→ Set exercise
Say how many lines contain "this"; the answer is the number alone.

→ Supplied data

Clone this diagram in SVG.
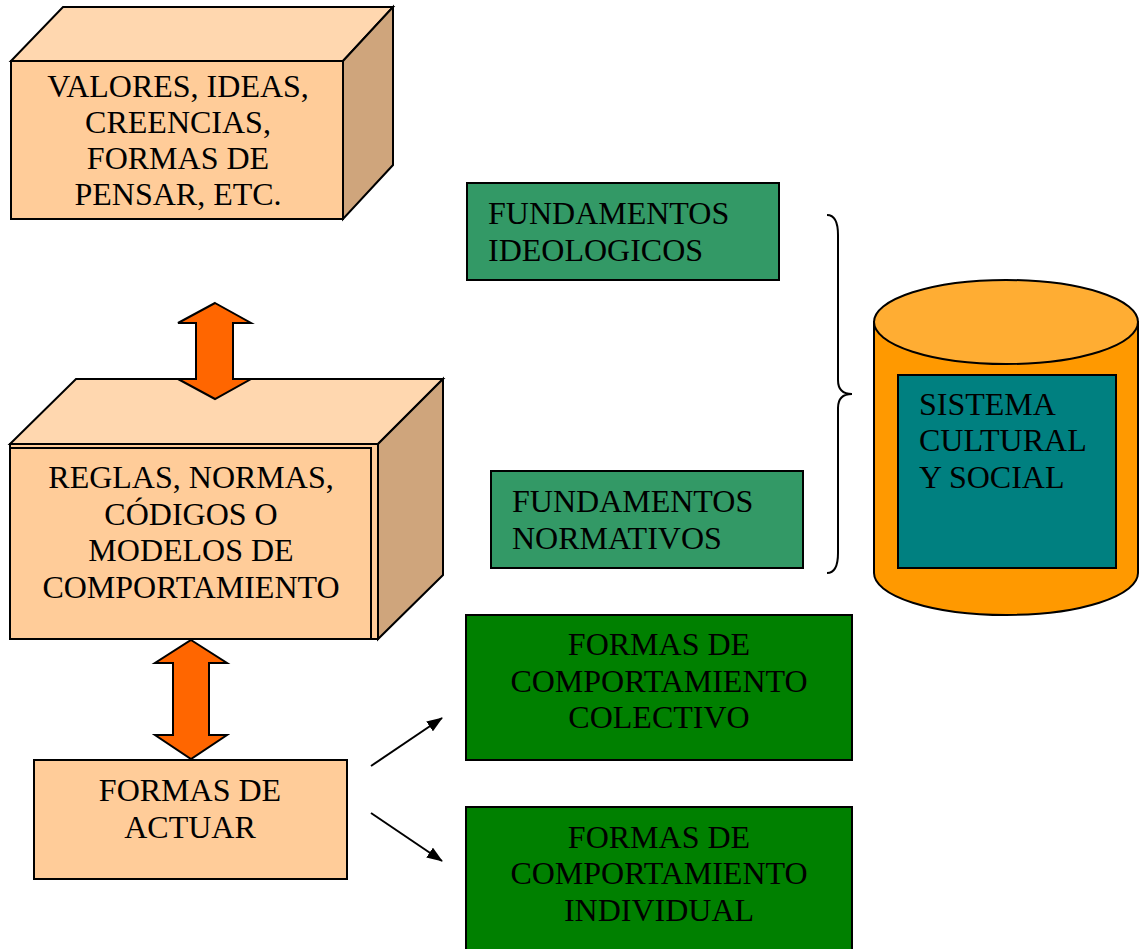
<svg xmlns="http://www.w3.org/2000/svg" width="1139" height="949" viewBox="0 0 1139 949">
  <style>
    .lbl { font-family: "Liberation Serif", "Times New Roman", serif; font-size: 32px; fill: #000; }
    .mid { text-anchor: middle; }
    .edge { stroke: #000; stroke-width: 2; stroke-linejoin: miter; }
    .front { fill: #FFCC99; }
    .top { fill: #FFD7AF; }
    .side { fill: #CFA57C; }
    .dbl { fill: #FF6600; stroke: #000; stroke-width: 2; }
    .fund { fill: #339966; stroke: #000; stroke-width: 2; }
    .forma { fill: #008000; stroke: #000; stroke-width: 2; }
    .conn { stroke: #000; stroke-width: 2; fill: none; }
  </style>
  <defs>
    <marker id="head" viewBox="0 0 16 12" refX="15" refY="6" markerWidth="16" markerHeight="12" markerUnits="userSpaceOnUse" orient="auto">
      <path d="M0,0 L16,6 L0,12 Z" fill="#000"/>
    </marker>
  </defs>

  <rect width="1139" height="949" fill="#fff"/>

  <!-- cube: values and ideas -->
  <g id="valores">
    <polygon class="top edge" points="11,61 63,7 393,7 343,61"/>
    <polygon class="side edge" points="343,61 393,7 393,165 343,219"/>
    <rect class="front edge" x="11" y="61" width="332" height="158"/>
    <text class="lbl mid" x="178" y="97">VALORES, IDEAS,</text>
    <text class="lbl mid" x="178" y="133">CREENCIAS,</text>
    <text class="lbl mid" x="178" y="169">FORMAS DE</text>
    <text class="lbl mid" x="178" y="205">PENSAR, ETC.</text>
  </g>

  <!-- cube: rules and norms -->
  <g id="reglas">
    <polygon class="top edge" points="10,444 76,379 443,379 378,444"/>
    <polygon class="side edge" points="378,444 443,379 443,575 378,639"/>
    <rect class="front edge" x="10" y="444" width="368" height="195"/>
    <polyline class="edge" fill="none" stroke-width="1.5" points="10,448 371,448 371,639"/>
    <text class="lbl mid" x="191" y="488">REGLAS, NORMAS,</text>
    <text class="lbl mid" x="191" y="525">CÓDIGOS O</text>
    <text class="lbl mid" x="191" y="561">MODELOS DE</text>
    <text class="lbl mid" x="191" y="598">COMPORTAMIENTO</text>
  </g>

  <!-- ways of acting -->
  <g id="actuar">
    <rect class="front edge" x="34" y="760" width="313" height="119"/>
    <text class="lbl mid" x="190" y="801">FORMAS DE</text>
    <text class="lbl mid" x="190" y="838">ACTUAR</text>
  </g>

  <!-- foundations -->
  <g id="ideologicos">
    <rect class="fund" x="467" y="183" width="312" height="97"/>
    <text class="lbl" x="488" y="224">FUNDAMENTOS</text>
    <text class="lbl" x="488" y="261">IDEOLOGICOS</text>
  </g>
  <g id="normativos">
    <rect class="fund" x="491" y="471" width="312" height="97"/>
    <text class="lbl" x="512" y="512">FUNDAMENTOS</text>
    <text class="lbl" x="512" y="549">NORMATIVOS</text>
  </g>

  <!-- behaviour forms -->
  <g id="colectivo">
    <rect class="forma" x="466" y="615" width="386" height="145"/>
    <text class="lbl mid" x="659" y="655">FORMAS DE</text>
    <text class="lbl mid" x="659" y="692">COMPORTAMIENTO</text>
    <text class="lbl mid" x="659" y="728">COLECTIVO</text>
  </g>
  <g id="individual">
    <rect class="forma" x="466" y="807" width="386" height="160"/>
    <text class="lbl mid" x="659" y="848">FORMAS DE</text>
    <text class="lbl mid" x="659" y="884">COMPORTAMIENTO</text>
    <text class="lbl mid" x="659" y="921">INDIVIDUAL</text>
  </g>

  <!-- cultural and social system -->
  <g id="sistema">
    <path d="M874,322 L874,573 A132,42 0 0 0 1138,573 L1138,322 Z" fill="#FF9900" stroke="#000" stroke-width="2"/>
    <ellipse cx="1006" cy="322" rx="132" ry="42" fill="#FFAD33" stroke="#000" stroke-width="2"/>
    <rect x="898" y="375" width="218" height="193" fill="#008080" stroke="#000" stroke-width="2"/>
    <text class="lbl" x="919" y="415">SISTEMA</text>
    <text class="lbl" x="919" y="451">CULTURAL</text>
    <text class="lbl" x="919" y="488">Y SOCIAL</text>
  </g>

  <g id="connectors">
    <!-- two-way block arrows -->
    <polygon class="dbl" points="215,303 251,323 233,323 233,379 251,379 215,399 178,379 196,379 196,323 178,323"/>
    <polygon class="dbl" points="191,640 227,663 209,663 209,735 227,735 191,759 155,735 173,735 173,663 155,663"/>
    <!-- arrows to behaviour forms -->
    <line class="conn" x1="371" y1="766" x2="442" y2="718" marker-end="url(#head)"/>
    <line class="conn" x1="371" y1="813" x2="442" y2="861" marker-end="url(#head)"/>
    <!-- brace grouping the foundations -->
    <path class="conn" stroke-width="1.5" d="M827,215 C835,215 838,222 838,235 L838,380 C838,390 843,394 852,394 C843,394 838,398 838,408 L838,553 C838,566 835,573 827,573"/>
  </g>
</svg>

* * *

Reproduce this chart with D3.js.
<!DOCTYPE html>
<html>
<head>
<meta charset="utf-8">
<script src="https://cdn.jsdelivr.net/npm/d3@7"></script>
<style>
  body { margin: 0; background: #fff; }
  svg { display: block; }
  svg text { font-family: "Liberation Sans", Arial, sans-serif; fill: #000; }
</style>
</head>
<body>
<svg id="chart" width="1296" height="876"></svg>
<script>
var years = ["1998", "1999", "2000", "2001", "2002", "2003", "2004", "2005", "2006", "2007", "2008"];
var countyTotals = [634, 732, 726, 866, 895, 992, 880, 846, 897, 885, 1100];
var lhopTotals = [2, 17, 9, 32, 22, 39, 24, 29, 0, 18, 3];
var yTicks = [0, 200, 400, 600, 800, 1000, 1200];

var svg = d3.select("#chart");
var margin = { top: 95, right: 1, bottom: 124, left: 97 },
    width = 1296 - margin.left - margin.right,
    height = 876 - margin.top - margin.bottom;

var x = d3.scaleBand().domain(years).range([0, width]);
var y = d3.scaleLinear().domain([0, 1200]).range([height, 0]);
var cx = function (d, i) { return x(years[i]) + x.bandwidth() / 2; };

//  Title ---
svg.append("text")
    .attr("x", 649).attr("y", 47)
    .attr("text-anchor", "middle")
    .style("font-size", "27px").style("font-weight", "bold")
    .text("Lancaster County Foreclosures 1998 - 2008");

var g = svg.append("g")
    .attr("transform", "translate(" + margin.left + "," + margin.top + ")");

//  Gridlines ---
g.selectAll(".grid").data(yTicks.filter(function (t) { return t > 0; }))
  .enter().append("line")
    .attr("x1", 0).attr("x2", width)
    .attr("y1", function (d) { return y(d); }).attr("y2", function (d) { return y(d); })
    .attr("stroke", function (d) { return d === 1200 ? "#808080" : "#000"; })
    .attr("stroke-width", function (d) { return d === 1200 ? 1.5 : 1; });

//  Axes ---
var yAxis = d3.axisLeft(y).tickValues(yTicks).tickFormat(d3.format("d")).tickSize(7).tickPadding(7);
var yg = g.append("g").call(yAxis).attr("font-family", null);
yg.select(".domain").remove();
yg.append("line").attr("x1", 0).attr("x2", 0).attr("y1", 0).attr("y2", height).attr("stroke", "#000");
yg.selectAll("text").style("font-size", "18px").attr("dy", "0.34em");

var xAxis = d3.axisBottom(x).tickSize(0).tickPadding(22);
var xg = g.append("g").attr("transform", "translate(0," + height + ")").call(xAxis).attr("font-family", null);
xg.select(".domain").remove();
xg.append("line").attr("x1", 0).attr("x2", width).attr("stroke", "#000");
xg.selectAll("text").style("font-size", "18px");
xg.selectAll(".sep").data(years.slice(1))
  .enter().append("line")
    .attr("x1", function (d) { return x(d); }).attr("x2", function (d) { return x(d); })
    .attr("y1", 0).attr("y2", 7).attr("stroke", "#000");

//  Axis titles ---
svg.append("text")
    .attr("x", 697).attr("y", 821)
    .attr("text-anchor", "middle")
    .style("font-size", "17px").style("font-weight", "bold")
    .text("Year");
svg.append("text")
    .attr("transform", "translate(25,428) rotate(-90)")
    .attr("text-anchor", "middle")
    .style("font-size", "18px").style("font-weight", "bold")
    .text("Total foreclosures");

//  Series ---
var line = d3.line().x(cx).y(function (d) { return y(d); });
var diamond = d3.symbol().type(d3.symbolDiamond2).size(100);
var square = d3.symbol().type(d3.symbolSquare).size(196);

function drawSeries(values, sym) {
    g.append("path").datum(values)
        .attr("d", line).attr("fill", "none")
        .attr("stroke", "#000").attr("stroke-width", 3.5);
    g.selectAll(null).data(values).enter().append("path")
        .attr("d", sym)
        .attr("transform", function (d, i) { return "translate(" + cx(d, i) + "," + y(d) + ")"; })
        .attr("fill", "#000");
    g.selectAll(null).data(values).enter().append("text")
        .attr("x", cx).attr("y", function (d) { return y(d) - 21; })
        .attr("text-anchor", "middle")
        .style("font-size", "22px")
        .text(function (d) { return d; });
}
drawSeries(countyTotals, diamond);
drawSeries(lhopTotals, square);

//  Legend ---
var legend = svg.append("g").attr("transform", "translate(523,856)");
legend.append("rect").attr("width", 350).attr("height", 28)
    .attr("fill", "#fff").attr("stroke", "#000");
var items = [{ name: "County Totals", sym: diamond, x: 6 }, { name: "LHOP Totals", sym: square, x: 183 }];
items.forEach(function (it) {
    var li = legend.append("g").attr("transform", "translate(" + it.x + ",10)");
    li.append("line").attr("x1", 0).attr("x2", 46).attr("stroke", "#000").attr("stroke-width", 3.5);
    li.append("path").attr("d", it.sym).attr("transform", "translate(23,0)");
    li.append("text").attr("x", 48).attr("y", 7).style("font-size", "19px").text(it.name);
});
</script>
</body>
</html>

→ Response
2